90年以上にわたって香川県などで活躍してきた高松琴平電気鉄道(高松市)のレトロ電車の車両4両が、2年後までに順次引退することになった。鉄道ファンからは惜しむ声が上がったが、1両は作業用として保存するものの、3両は譲渡先が見つからなければ解体されるという。特別運行やイベントで人気を集めた車両が引退に追い込まれたのは、売りである古さゆえの事情があるという。
■ファンにいち早く
引退が明らかになったのは、レトロ電車の特別運行があった今月5日。この日の最終便となった琴電琴平-仏生山(ぶっしょうざん)間を走行中の車内で、担当者が「2021年までにレトロ電車4両を引退させることが決定しました」と告げると、鉄道ファンからどよめきが起こった。電車の窓を開けていたためよく聞き取れなかった人もいたといい、「駅に到着した後、あらためてホームで説明」(担当者)する事態にもなった。

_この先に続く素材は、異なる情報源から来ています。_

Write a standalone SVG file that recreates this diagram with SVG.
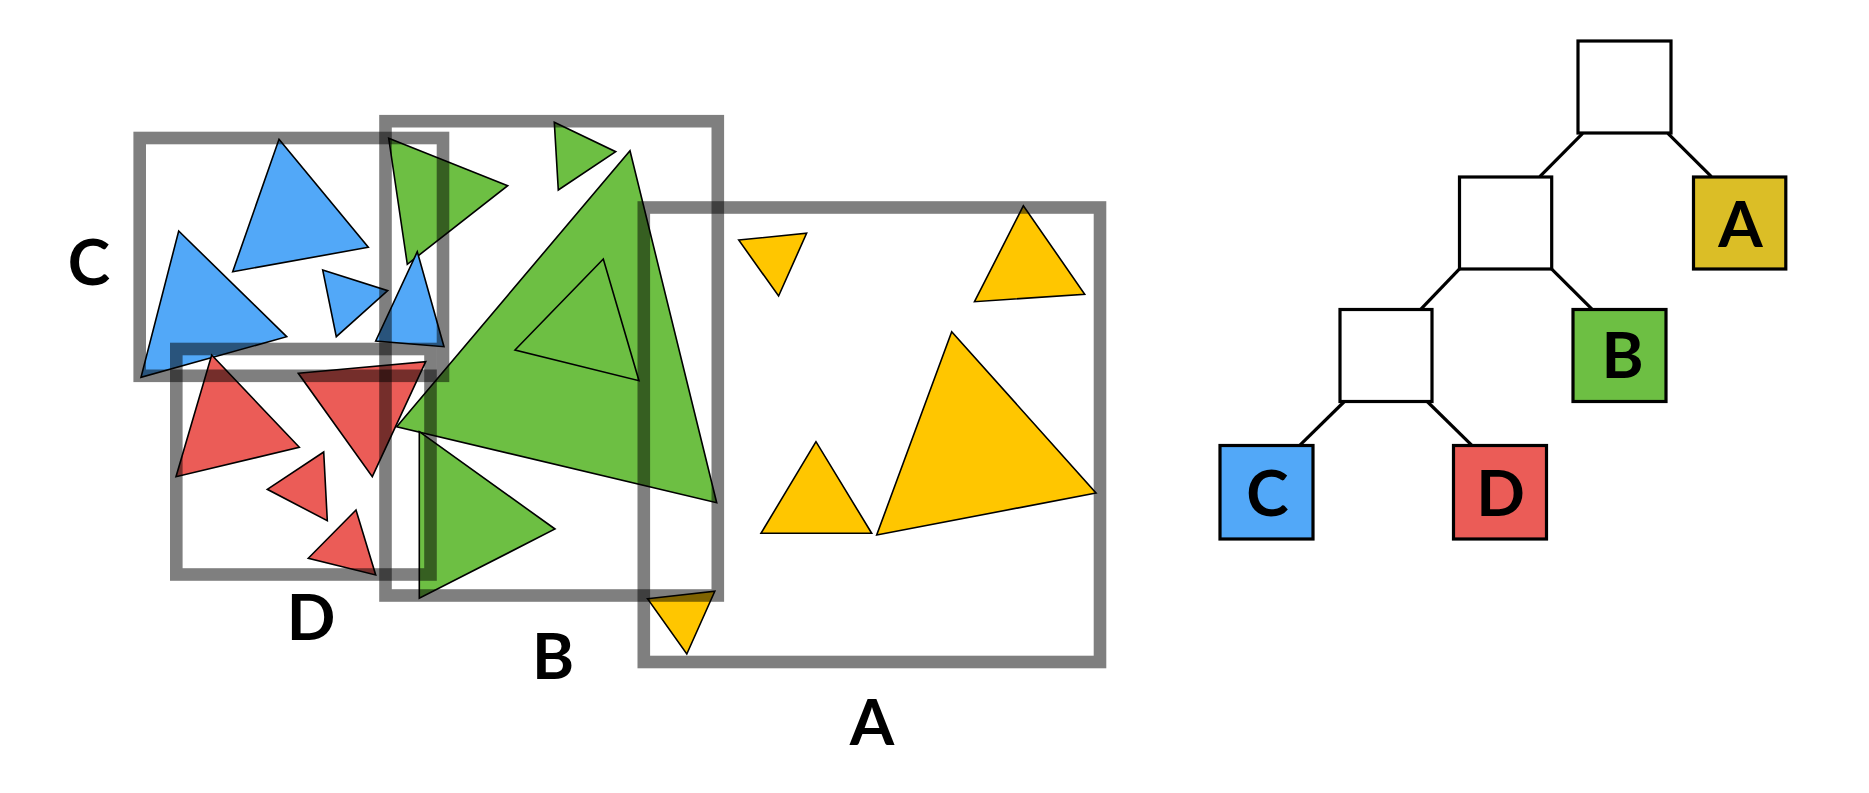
<svg xmlns="http://www.w3.org/2000/svg" width="1869" height="793" viewBox="0 0 1869 793">
<style>
.tri{stroke:#000;stroke-width:1.6;stroke-linejoin:miter}
.b{fill:#52A8F8}.r{fill:#EB5C57}.g{fill:#6DBF43}.y{fill:#FFC600}
.box{fill:none;stroke:#000;stroke-opacity:0.5;stroke-width:12.6}
.lbl{font-family:Lato,"Open Sans","Liberation Sans",sans-serif;font-weight:700;font-size:64px;fill:#000;text-anchor:middle}
.node{stroke:#000;stroke-width:3.2}
.edge{stroke:#000;stroke-width:3.2;fill:none}
</style>
<rect width="1869" height="793" fill="#fff"/>
<g id="scene">
<g id="tris-C">
<polygon class="tri b" points="279,139.3 368.3,247.3 232.7,271.7"/>
<polygon class="tri b" points="178.7,231 286.7,336.7 141,377.3"/>
<polygon class="tri b" points="322.7,270 387.7,290.7 336.3,336.7"/>
</g>
<g id="tris-D">
<polygon class="tri r" points="211.7,355 299.3,447.3 176,476.7"/>
<polygon class="tri r" points="298.3,373.3 425.7,361.7 372.3,476.7"/>
<polygon class="tri r" points="323.7,452 267.3,489.3 327.3,520.7"/>
<polygon class="tri r" points="356,510 308.3,558.3 375.7,575"/>
</g>
<g id="tris-B">
<polygon class="tri g" points="388.7,138.3 507.7,185.7 407.3,264.3"/>
<polygon class="tri g" points="554.3,122.3 615.7,151.7 558.3,190"/>
<polygon class="tri g" points="630,150.7 716.7,502.7 396.7,426.7"/>
<polygon class="tri g" points="603.3,259 515,350 639,380.7"/>
<polygon class="tri g" points="419.3,431.7 555,529 419.3,598.3"/>
</g>
<polygon class="tri b" points="417.3,251.7 375.7,341 444,346.7"/>
<g id="tris-A">
<polygon class="tri y" points="738.7,240 806.6,233.3 778.6,296"/>
<polygon class="tri y" points="1023.4,205.7 974.5,301.7 1084.7,294.3"/>
<polygon class="tri y" points="816,441.7 761,533.3 871.7,533.3"/>
<polygon class="tri y" points="951.7,331.7 1096,493 876.7,535"/>
<polygon class="tri y" points="647.5,598.7 714.8,591.3 686.8,654"/>
</g>
<g id="bounds">
<rect id="boxC" class="box" x="139.7" y="138" width="303.3" height="237.8"/>
<rect id="boxD" class="box" x="176.3" y="349" width="254.2" height="225.5"/>
<rect id="boxB" class="box" x="385.5" y="121.2" width="332.3" height="474.3"/>
<rect id="boxA" class="box" x="643.8" y="207.5" width="456.2" height="454.5"/>
</g>
<g id="labels">
<text class="lbl" x="89" y="285">C</text>
<text class="lbl" x="311" y="640">D</text>
<text class="lbl" x="553" y="678.5">B</text>
<text class="lbl" x="872" y="745">A</text>
</g>
</g>
<g id="connectors">
<line class="edge" x1="1582.7" y1="133.3" x2="1539.8" y2="176.7"/>
<line class="edge" x1="1667.9" y1="133.3" x2="1711.4" y2="176.7"/>
<line class="edge" x1="1460" y1="268.3" x2="1420.7" y2="309.3"/>
<line class="edge" x1="1551" y1="268.3" x2="1592.2" y2="309.3"/>
<line class="edge" x1="1344.4" y1="401.5" x2="1299.7" y2="445.3"/>
<line class="edge" x1="1427.2" y1="401.5" x2="1471.9" y2="445.3"/>
</g>
<g id="node-root"><rect class="node" x="1578" y="41" width="93" height="92" fill="#fff"/></g>
<g id="node-inner1"><rect class="node" x="1459.5" y="177" width="92.2" height="92" fill="#fff"/></g>
<g id="node-inner2"><rect class="node" x="1340" y="309.5" width="92" height="92" fill="#fff"/></g>
<g id="node-A"><rect class="node" x="1693.5" y="177" width="92.3" height="92" fill="#DBBE26"/><text class="lbl" x="1740.5" y="246.5">A</text></g>
<g id="node-B"><rect class="node" x="1573" y="309.5" width="93" height="92" fill="#6DBF43"/><text class="lbl" x="1622.5" y="378">B</text></g>
<g id="node-C"><rect class="node" x="1220" y="445.5" width="93" height="93.5" fill="#52A8F8"/><text class="lbl" x="1267.5" y="516">C</text></g>
<g id="node-D"><rect class="node" x="1453.5" y="445.5" width="93" height="93.5" fill="#EB5C57"/><text class="lbl" x="1500.5" y="515.5">D</text></g>
</svg>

引退が決まったのは、同社オリジナル車両で、経済産業省の近代化産業遺産に認定された5000形500号(昭和3年製造)▽1000形120号(大正15年製造)▽3000形300号(同)-と、近畿日本鉄道から譲り受けた20形23号(大正14年製造)の4両。
いずれもすでに通常運行からは外れているが、月1度の特別運行やイベントで注目を集めてきた。
高松琴平電気鉄道はこの4日後、ホームページで引退を公表。「最初に鉄道ファンに知らせたい」と、大型連休中に開催したイベントで先に引退計画を明らかにしたのだった。